__REQUIREMENTS__
Set all the material down again unchanged, without the pictures.
─── MATERIAL ───
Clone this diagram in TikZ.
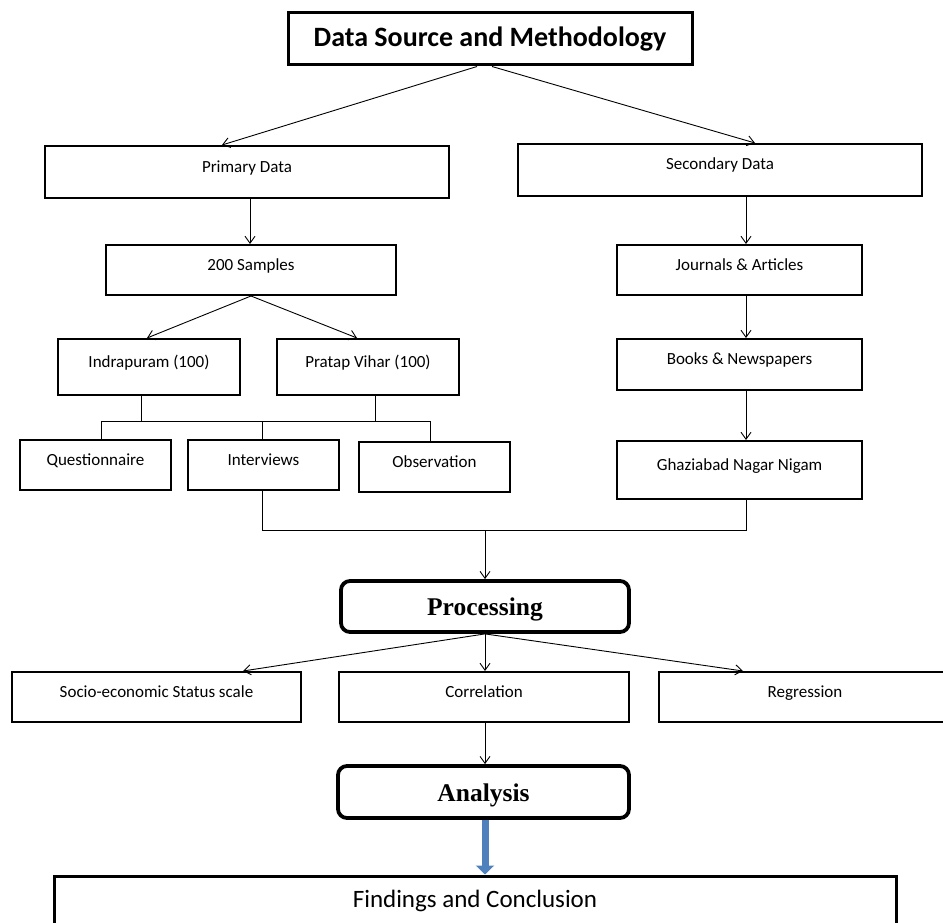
\documentclass[tikz,border=0pt]{standalone}
\usepackage{fontspec}
\setmainfont{Carlito}
\newfontfamily\timesbold{Liberation Serif}
\usepackage{tikz}
\usetikzlibrary{arrows.meta}
\definecolor{arrowblue}{RGB}{79,129,189}

\begin{document}
\begin{tikzpicture}[x=1pt,y=-1pt,
    >={Straight Barb[length=7pt,width=10pt]},
    every node/.style={font=\fontsize{17}{20}\selectfont,inner sep=3pt},
    box/.style={draw,line width=2pt,text height=12pt,text depth=12pt},
    head/.style={draw,line width=3pt,font=\fontsize{28}{32}\selectfont\bfseries},
    stage/.style={draw,line width=3.8pt,rounded corners=9pt,text height=19pt,text depth=1pt,
      font=\fontsize{25.5}{30}\selectfont\timesbold\bfseries},
    link/.style={line width=0.9pt}]
    \useasboundingbox (0,0) rectangle (943,923);
    \clip (0,0) rectangle (943,923);
    % top
    \node[head,minimum width=404pt,minimum height=52pt] (title) at (490,39) {Data Source and Methodology};
    \node[box,minimum width=404pt,minimum height=52pt] (primary) at (247,172) {Primary Data};
    \node[box,minimum width=404pt,minimum height=52pt] (secondary) at (720,170) {Secondary Data};
    % primary side
    \node[box,minimum width=290pt,minimum height=50pt] (samples) at (251,270) {200 Samples};
    \node[box,minimum width=182pt,minimum height=56pt] (indra) at (149,367) {Indrapuram (100)};
    \node[box,minimum width=182pt,minimum height=56pt] (pratap) at (368,367) {Pratap Vihar (100)};
    \node[box,minimum width=151pt,minimum height=50pt] (quest) at (95.5,465) {Questionnaire};
    \node[box,minimum width=151pt,minimum height=50pt] (interv) at (263.5,465) {Interviews};
    \node[box,minimum width=151pt,minimum height=50pt] (observ) at (434.5,467) {Observation};
    % secondary side
    \node[box,minimum width=245pt,minimum height=50pt] (journals) at (739.5,270) {Journals \& Articles};
    \node[box,minimum width=245pt,minimum height=51pt] (books) at (739.5,364.5) {Books \& Newspapers};
    \node[box,minimum width=245pt,minimum height=58pt] (ghazi) at (739.5,470) {Ghaziabad Nagar Nigam};
    % processing and after
    \node[stage,minimum width=288pt,minimum height=51pt] (proc) at (485,606.5) {Processing};
    \node[box,minimum width=289pt,minimum height=50pt] (socio) at (156.5,697) {Socio-economic Status scale};
    \node[box,minimum width=290pt,minimum height=50pt] (corr) at (484,697) {Correlation};
    \node[box,minimum width=292pt,minimum height=50pt] (regr) at (805,697) {Regression};
    \node[stage,minimum width=291pt,minimum height=52pt] (analysis) at (483.5,792) {Analysis};
    \node[box,line width=3pt,minimum width=842pt,minimum height=62pt,text height=16pt,text depth=16pt,
      font=\fontsize{25}{30}\selectfont] (findings) at (475,907) {Findings and Conclusion};

    \coordinate (rcol) at (746,0);
    \coordinate (split) at (0,421);
    \coordinate (merge) at (485,530);

    \draw[link,->] ([xshift=-13pt]title.south) -- ([xshift=-25pt]primary.north);
    \draw[link,->] ([xshift=2pt]title.south) -- ([xshift=35pt]secondary.north);
    \draw[link,->] ([xshift=3pt]primary.south) -- ([xshift=-1pt]samples.north);
    \draw[link,->] (secondary.south -| rcol) -- (journals.north -| rcol);
    \draw[link,->] (samples.south) -- ([xshift=-2pt]indra.north);
    \draw[link,->] (samples.south) -- ([xshift=-11pt]pratap.north);
    \draw[link,->] (journals.south -| rcol) -- (books.north -| rcol);
    \draw[link,->] (books.south -| rcol) -- (ghazi.north -| rcol);
    % split to methods
    \draw[link] ([xshift=-8pt]indra.south) -- ([xshift=-8pt]indra.south |- split);
    \draw[link] ([xshift=7pt]pratap.south) -- ([xshift=7pt]pratap.south |- split);
    \draw[link] ([xshift=5.5pt]quest.north) -- ([xshift=5.5pt]quest.north |- split)
      -- ([xshift=-4.5pt]observ.north |- split) -- ([xshift=-4.5pt]observ.north);
    \draw[link] ([xshift=-1.5pt]interv.north) -- ([xshift=-1.5pt]interv.north |- split);
    % merge to processing
    \draw[link] ([xshift=-1.5pt]interv.south) -- ([xshift=-1.5pt]interv.south |- merge)
      -- (merge -| rcol) -- (ghazi.south -| rcol);
    \draw[link,->] (merge) -- (proc.north);
    \draw[link,->] (proc.south) -- ([xshift=86.5pt]socio.north);
    \draw[link,->] (proc.south) -- ([xshift=1pt]corr.north);
    \draw[link,->] (proc.south) -- ([xshift=-62pt]regr.north);
    \draw[link,->] ([xshift=1pt]corr.south) -- ([xshift=1.5pt]analysis.north);
    \draw[arrowblue,line width=7pt,-{Triangle[length=9pt,width=18pt]}] ([xshift=1.5pt]analysis.south) -- ([xshift=10pt]findings.north);
\end{tikzpicture}
\end{document}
───
__REPLY TO THE EXERCISE__
Clone this diagram in TikZ.
\documentclass[tikz,border=0pt]{standalone}
\usepackage{fontspec}
\setmainfont{Carlito}
\newfontfamily\timesbold{Liberation Serif}
\usepackage{tikz}
\usetikzlibrary{arrows.meta}
\definecolor{arrowblue}{RGB}{79,129,189}

\begin{document}
\begin{tikzpicture}[x=1pt,y=-1pt,
    >={Straight Barb[length=7pt,width=10pt]},
    every node/.style={font=\fontsize{17}{20}\selectfont,inner sep=3pt},
    box/.style={draw,line width=2pt,text height=12pt,text depth=12pt},
    head/.style={draw,line width=3pt,font=\fontsize{28}{32}\selectfont\bfseries},
    stage/.style={draw,line width=3.8pt,rounded corners=9pt,text height=19pt,text depth=1pt,
      font=\fontsize{25.5}{30}\selectfont\timesbold\bfseries},
    link/.style={line width=0.9pt}]
    \useasboundingbox (0,0) rectangle (943,923);
    \clip (0,0) rectangle (943,923);
    % top
    \node[head,minimum width=404pt,minimum height=52pt] (title) at (490,39) {Data Source and Methodology};
    \node[box,minimum width=404pt,minimum height=52pt] (primary) at (247,172) {Primary Data};
    \node[box,minimum width=404pt,minimum height=52pt] (secondary) at (720,170) {Secondary Data};
    % primary side
    \node[box,minimum width=290pt,minimum height=50pt] (samples) at (251,270) {200 Samples};
    \node[box,minimum width=182pt,minimum height=56pt] (indra) at (149,367) {Indrapuram (100)};
    \node[box,minimum width=182pt,minimum height=56pt] (pratap) at (368,367) {Pratap Vihar (100)};
    \node[box,minimum width=151pt,minimum height=50pt] (quest) at (95.5,465) {Questionnaire};
    \node[box,minimum width=151pt,minimum height=50pt] (interv) at (263.5,465) {Interviews};
    \node[box,minimum width=151pt,minimum height=50pt] (observ) at (434.5,467) {Observation};
    % secondary side
    \node[box,minimum width=245pt,minimum height=50pt] (journals) at (739.5,270) {Journals \& Articles};
    \node[box,minimum width=245pt,minimum height=51pt] (books) at (739.5,364.5) {Books \& Newspapers};
    \node[box,minimum width=245pt,minimum height=58pt] (ghazi) at (739.5,470) {Ghaziabad Nagar Nigam};
    % processing and after
    \node[stage,minimum width=288pt,minimum height=51pt] (proc) at (485,606.5) {Processing};
    \node[box,minimum width=289pt,minimum height=50pt] (socio) at (156.5,697) {Socio-economic Status scale};
    \node[box,minimum width=290pt,minimum height=50pt] (corr) at (484,697) {Correlation};
    \node[box,minimum width=292pt,minimum height=50pt] (regr) at (805,697) {Regression};
    \node[stage,minimum width=291pt,minimum height=52pt] (analysis) at (483.5,792) {Analysis};
    \node[box,line width=3pt,minimum width=842pt,minimum height=62pt,text height=16pt,text depth=16pt,
      font=\fontsize{25}{30}\selectfont] (findings) at (475,907) {Findings and Conclusion};

    \coordinate (rcol) at (746,0);
    \coordinate (split) at (0,421);
    \coordinate (merge) at (485,530);

    \draw[link,->] ([xshift=-13pt]title.south) -- ([xshift=-25pt]primary.north);
    \draw[link,->] ([xshift=2pt]title.south) -- ([xshift=35pt]secondary.north);
    \draw[link,->] ([xshift=3pt]primary.south) -- ([xshift=-1pt]samples.north);
    \draw[link,->] (secondary.south -| rcol) -- (journals.north -| rcol);
    \draw[link,->] (samples.south) -- ([xshift=-2pt]indra.north);
    \draw[link,->] (samples.south) -- ([xshift=-11pt]pratap.north);
    \draw[link,->] (journals.south -| rcol) -- (books.north -| rcol);
    \draw[link,->] (books.south -| rcol) -- (ghazi.north -| rcol);
    % split to methods
    \draw[link] ([xshift=-8pt]indra.south) -- ([xshift=-8pt]indra.south |- split);
    \draw[link] ([xshift=7pt]pratap.south) -- ([xshift=7pt]pratap.south |- split);
    \draw[link] ([xshift=5.5pt]quest.north) -- ([xshift=5.5pt]quest.north |- split)
      -- ([xshift=-4.5pt]observ.north |- split) -- ([xshift=-4.5pt]observ.north);
    \draw[link] ([xshift=-1.5pt]interv.north) -- ([xshift=-1.5pt]interv.north |- split);
    % merge to processing
    \draw[link] ([xshift=-1.5pt]interv.south) -- ([xshift=-1.5pt]interv.south |- merge)
      -- (merge -| rcol) -- (ghazi.south -| rcol);
    \draw[link,->] (merge) -- (proc.north);
    \draw[link,->] (proc.south) -- ([xshift=86.5pt]socio.north);
    \draw[link,->] (proc.south) -- ([xshift=1pt]corr.north);
    \draw[link,->] (proc.south) -- ([xshift=-62pt]regr.north);
    \draw[link,->] ([xshift=1pt]corr.south) -- ([xshift=1.5pt]analysis.north);
    \draw[arrowblue,line width=7pt,-{Triangle[length=9pt,width=18pt]}] ([xshift=1.5pt]analysis.south) -- ([xshift=10pt]findings.north);
\end{tikzpicture}
\end{document}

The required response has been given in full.